L’ipotesi del Los Angeles Times è comunque avversata da una dottoressa interrogata sul caso dal New York Times: se il carcinoma fosse tornato, le metastasi sarebbero molto più probabilmente comparse altrove ed in ogni caso la rimozione del fegato non sarebbe una cura valida (quest’ultima ipotesi è peraltro confermata dalle stesse risultanze delle ricerche precedenti, secondo cui una maggiore aspettativa di vita non preclude comunque la strada ad un più che probabile ritorno delle cellule tumorali).
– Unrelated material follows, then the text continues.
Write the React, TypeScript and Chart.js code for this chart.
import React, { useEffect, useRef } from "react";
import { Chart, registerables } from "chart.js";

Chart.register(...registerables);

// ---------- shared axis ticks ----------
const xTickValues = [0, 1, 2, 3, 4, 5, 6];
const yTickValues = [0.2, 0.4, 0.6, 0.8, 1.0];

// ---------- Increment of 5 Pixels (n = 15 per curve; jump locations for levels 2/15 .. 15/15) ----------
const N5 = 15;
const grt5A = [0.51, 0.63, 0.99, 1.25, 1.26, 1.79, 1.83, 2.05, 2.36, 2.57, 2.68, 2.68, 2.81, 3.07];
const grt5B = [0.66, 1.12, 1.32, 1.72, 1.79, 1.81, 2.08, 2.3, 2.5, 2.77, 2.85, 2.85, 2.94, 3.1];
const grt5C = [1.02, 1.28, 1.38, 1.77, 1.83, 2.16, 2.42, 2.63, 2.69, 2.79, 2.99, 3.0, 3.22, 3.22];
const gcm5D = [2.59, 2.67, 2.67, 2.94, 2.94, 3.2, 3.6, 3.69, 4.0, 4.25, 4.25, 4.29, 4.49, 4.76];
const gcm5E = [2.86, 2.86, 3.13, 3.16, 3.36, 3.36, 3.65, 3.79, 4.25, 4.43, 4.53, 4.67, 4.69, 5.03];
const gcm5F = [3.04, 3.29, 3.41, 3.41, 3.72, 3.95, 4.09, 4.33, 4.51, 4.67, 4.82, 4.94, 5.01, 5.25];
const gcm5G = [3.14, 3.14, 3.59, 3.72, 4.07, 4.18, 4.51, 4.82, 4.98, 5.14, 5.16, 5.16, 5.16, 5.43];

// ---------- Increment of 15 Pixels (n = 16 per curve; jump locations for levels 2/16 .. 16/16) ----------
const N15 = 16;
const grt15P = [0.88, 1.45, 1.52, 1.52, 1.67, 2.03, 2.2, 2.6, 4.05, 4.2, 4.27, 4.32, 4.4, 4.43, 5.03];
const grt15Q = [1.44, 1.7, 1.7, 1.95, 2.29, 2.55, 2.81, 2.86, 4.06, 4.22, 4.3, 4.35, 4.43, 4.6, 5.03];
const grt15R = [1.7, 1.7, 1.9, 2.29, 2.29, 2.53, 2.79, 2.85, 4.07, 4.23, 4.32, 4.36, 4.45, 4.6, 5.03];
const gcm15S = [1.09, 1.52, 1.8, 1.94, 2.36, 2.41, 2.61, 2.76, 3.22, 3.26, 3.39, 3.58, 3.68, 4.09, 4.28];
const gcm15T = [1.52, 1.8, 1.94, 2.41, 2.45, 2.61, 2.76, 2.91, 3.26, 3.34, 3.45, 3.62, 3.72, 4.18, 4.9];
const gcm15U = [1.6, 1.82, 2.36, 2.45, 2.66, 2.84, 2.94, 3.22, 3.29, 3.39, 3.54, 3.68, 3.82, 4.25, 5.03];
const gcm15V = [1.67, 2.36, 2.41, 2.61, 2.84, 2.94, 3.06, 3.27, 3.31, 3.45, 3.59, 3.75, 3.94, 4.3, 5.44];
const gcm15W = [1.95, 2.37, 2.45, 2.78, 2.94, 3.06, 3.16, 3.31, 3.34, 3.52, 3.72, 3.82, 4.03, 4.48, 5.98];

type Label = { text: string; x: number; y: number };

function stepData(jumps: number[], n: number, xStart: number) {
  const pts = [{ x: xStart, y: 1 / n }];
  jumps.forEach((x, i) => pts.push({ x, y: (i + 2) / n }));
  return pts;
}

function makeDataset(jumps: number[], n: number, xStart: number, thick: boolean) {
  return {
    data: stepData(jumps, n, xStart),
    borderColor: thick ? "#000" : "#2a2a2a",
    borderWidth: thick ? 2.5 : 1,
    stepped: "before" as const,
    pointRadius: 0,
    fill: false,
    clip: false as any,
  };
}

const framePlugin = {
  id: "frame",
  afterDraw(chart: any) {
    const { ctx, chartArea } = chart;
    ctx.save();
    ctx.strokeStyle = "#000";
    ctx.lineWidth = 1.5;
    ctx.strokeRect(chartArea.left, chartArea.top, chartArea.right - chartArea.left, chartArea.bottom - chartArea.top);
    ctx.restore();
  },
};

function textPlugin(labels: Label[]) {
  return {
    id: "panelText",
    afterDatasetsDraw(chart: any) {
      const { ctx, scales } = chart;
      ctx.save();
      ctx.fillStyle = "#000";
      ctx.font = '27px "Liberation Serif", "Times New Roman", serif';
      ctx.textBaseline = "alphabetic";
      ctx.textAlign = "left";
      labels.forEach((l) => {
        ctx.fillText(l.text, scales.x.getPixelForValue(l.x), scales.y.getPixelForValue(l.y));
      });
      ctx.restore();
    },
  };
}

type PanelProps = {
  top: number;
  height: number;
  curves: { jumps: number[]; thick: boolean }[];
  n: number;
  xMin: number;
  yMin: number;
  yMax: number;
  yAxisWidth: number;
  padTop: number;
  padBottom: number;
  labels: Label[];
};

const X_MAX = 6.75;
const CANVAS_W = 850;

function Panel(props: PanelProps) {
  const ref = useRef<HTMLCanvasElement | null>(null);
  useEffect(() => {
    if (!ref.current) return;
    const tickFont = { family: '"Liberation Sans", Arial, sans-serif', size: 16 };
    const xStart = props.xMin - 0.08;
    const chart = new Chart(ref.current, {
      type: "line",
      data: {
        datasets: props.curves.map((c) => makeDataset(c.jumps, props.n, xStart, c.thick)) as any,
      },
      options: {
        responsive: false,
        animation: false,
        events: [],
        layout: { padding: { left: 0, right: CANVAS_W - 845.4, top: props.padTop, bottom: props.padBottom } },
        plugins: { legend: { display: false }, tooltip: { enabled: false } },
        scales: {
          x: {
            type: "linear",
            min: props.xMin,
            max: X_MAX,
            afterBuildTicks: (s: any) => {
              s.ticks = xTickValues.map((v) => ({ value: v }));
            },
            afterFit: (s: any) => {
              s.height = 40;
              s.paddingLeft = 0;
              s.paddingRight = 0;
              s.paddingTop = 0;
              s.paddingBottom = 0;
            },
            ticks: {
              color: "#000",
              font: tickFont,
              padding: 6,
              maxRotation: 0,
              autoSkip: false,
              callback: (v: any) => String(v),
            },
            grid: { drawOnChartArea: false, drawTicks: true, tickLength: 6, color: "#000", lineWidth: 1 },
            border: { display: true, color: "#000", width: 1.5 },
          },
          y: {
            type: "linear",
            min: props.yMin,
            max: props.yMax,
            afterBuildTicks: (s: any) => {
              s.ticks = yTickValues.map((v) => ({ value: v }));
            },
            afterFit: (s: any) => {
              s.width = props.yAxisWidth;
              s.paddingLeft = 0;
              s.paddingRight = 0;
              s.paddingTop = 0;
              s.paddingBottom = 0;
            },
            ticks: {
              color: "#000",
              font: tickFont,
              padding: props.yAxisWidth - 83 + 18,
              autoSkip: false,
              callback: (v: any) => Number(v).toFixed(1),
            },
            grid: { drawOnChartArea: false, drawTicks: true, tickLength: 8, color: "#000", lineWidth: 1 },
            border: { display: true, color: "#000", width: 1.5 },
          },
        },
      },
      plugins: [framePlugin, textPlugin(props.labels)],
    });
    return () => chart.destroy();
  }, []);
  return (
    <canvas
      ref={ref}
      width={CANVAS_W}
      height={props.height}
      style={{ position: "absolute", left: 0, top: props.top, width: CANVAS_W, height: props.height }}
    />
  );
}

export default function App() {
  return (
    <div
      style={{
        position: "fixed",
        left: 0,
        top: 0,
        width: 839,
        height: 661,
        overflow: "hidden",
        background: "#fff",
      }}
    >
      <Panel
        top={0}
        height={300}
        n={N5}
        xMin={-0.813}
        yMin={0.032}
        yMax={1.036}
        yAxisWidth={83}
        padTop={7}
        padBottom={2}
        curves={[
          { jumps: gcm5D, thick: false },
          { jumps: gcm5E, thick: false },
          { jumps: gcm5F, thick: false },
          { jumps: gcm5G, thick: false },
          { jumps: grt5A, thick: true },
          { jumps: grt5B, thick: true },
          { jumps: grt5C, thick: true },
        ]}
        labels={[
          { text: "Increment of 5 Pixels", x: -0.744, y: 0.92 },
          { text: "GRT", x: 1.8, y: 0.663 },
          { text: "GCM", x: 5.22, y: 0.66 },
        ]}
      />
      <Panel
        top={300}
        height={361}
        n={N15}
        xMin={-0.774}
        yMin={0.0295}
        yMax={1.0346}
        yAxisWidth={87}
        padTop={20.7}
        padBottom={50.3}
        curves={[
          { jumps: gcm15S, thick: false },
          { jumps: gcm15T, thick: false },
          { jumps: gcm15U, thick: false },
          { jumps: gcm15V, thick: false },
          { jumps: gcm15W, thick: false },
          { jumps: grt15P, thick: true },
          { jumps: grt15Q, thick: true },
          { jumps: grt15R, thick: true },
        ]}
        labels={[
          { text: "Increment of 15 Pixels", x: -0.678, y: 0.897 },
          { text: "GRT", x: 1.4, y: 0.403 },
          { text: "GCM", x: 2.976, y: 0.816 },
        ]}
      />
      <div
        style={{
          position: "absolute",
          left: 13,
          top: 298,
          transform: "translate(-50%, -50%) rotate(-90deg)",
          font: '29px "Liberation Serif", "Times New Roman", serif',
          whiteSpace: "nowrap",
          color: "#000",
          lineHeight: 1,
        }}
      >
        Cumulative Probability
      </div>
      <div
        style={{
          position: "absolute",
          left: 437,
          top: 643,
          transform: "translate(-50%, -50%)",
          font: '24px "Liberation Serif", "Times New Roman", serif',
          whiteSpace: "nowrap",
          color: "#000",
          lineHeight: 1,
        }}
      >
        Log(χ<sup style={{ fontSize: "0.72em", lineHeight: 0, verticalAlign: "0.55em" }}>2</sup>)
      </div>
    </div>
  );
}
Cure difficili, previsioni complesse, situazione compromessa. Se le notizie fossero confermate, per Jobs potrebbe esserci sì un ritorno nel suo studio di Cupertino, ma inevitabilmente al di fuori qualcuno sta già guardando oltre per garantire futuro e sostenibilità all’innovazione ed al “mito” della mela.
In assenza di Jobs, il timone della Apple è nelle mani di Tim Cook. Così fu nel 2004, così è oggi. Il lavoro quotidiano di Cook, però, si sarebbe accompagnato ad informative continue a Jobs il quale sarebbe stato coinvolto in ogni singola decisione strategica dell’azienda. Il passaggio di mano, quindi, sarebbe teoricamente già iniziato da tempo sebbene con modalità oltremodo parziali e con Jobs irremovibile icona del gruppo. Ed è questo, probabilmente, il vizio di forma più difficile da sradicare.
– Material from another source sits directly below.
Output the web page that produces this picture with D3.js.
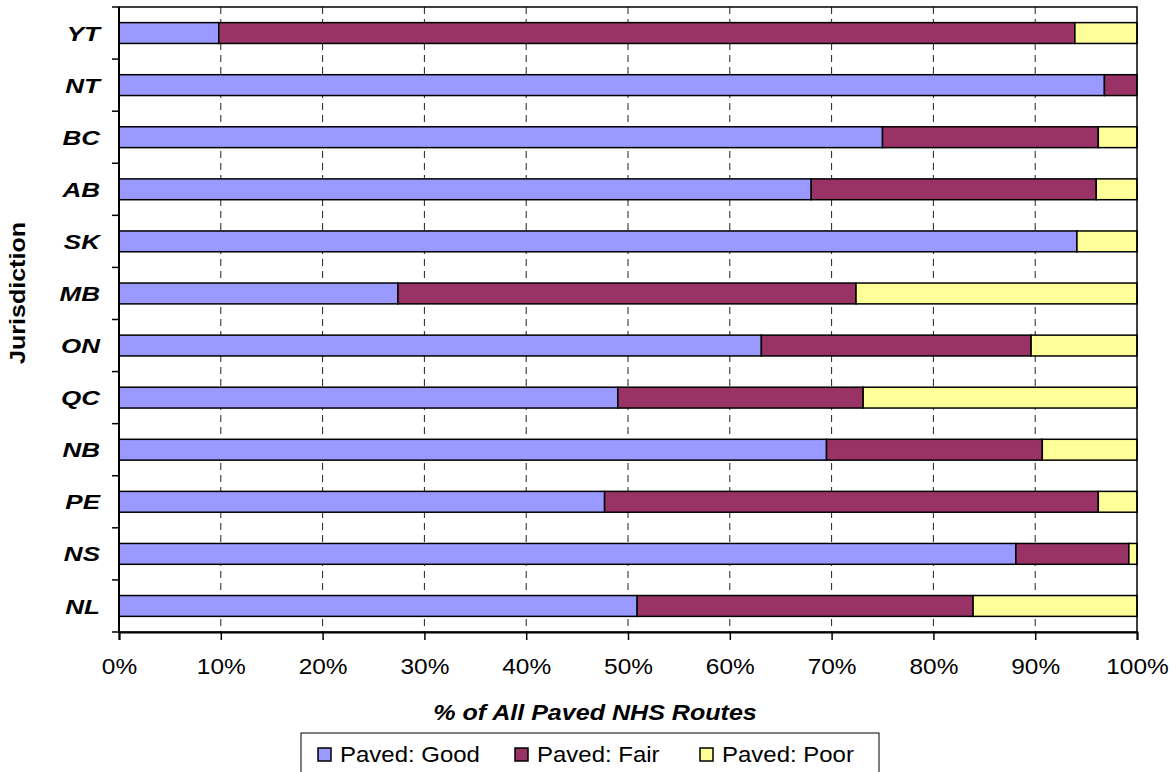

Nei mesi passati la comunità finanziaria, nonché gli stessi azionisti del gruppo, hanno preteso informazioni chiare a proposito di Jobs. Da una parte v’è la tutela della privacy di una persona, infatti, ma dall’altra vi sono milioni di dollari sul filo del rasoio, in una difficile congiuntura economica e con il maggior asset dell’azienda in pericolo a causa di un carcinoma. In questo l’economia è poco comprensiva (la SEC ha addirittura annunciato indagini specifiche): salute o meno, ci sono dei portafogli da soddisfare. E dimostrare a tutti che l’azienda può continuare a camminare da sola non è stato facile.
Apple, peraltro, ha ottenuto in questo frangente buoni risultati. Il gruppo ha infatti retto l’urto della crisi ed ha partorito un nuovo iPhone; ha spinto l’App Store verso nuovi traguardi ed ha rinfrescato anche il comparto hardware. Anche i keynote, pur senza la magia di un tempo, son tornati ad essere all’altezza del momento. Tutto ciò, però, sospeso in una bolla silente, con ogni ragionamento lasciato in forse in funzione di ciò che era immanente ma non detto: come sta Steve Jobs? Quando torna? Come torna?
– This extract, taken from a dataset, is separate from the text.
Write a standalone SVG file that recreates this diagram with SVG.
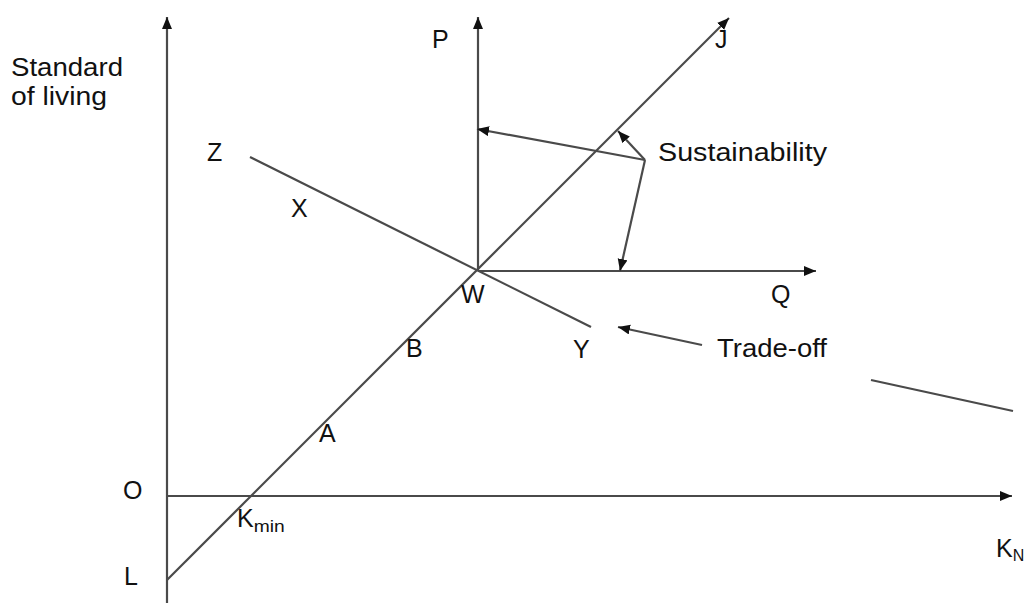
<svg xmlns="http://www.w3.org/2000/svg" width="1025" height="603" viewBox="0 0 1025 603">
<style>
.ln{stroke:#4a4a4a;stroke-width:2.2;fill:none}
.ar{marker-end:url(#ah)}
text{font-family:"Liberation Sans",Arial,sans-serif;font-size:25px;fill:#111}
.sub{font-size:16px}
</style>
<defs>
<marker id="ah" markerUnits="userSpaceOnUse" markerWidth="14" markerHeight="12" refX="12" refY="5" orient="auto">
<path d="M0,0 L12,5 L0,10 Z" fill="#111"/>
</marker>
</defs>
<rect width="1025" height="603" fill="#fff"/>
<g id="connectors">
<line id="y-axis" class="ln ar" x1="167" y1="603" x2="167" y2="17"/>
<line id="x-axis" class="ln ar" x1="167" y1="496" x2="1012" y2="496"/>
<line id="LJ" class="ln ar" x1="167" y1="580" x2="729" y2="18"/>
<line id="WP" class="ln ar" x1="478" y1="271" x2="478" y2="17"/>
<line id="WQ" class="ln ar" x1="478" y1="271" x2="816" y2="271"/>
<line id="ZY" class="ln" x1="250" y1="157" x2="591" y2="327"/>
<line id="s1" class="ln ar" x1="645" y1="160" x2="477" y2="129"/>
<line id="s2" class="ln ar" x1="645" y1="160" x2="618" y2="131"/>
<line id="s3" class="ln ar" x1="645" y1="160" x2="620" y2="271"/>
<line id="t1" class="ln ar" x1="702" y1="345" x2="618" y2="327"/>
<line id="stray" class="ln" x1="871" y1="380" x2="1013" y2="411"/>
</g>
<g id="label-standard"><text x="11" y="76" textLength="112" lengthAdjust="spacingAndGlyphs">Standard</text><text x="11" y="105" textLength="96" lengthAdjust="spacingAndGlyphs">of living</text></g>
<g id="label-P"><text x="432" y="48">P</text></g>
<g id="label-J"><text x="715" y="48">J</text></g>
<g id="label-Z"><text x="207" y="161">Z</text></g>
<g id="label-X"><text x="291" y="217">X</text></g>
<g id="label-W"><text x="461" y="303">W</text></g>
<g id="label-Q"><text x="771" y="303">Q</text></g>
<g id="label-Y"><text x="573" y="358">Y</text></g>
<g id="label-B"><text x="406" y="357">B</text></g>
<g id="label-A"><text x="319" y="442">A</text></g>
<g id="label-O"><text x="123" y="499">O</text></g>
<g id="label-L"><text x="124" y="585">L</text></g>
<g id="label-Kmin"><text x="237" y="527">K<tspan class="sub" dy="5" textLength="31" lengthAdjust="spacingAndGlyphs">min</tspan></text></g>
<g id="label-KN"><text x="996" y="557">K<tspan class="sub" dy="4">N</tspan></text></g>
<g id="label-sustainability"><text x="658" y="161" textLength="169" lengthAdjust="spacingAndGlyphs">Sustainability</text></g>
<g id="label-tradeoff"><text x="717" y="357" textLength="110" lengthAdjust="spacingAndGlyphs">Trade-off</text></g>
</svg>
Il punto è questo. Come sta Steve Jobs? Non si sa, ma probabilmente vive grazie al fegato di un donatore. Quando torna? A breve, probabilmente entro un mese circa. Come torna? Ennesimo punto interrogativo, anche se a quanto pare i primi mesi saranno all’insegna di un rientro progressivo, probabilmente part-time.
Prima o poi Apple dovrà dare note ufficiali nuove relativamente al proprio CEO. Ogni ora che passa senza una smentita, infatti, rappresenta una conferma. Il ritorno al lavoro di Jobs dovrà essere accompagnato da spiegazioni, con una cartella clinica che verrà giocoforza ad avere lo stesso valore di una trimestrale. Succede quando la vita privata assume valore pubblico, quando un volto è più significativo di un logo, quando il carisma è tale da sostituire e fagocitare tutto quel che l’impegno crea.
La salute di Steve Jobs è qualcosa che va ben oltre la sola intimità di una singola persona. E attorno c’è l’affetto di una intera comunità ed il riconoscimento di un intero comparto. Il fegato e la mela: una storia a cui tanti sperano di poter scrivere un nuovo lieto fine.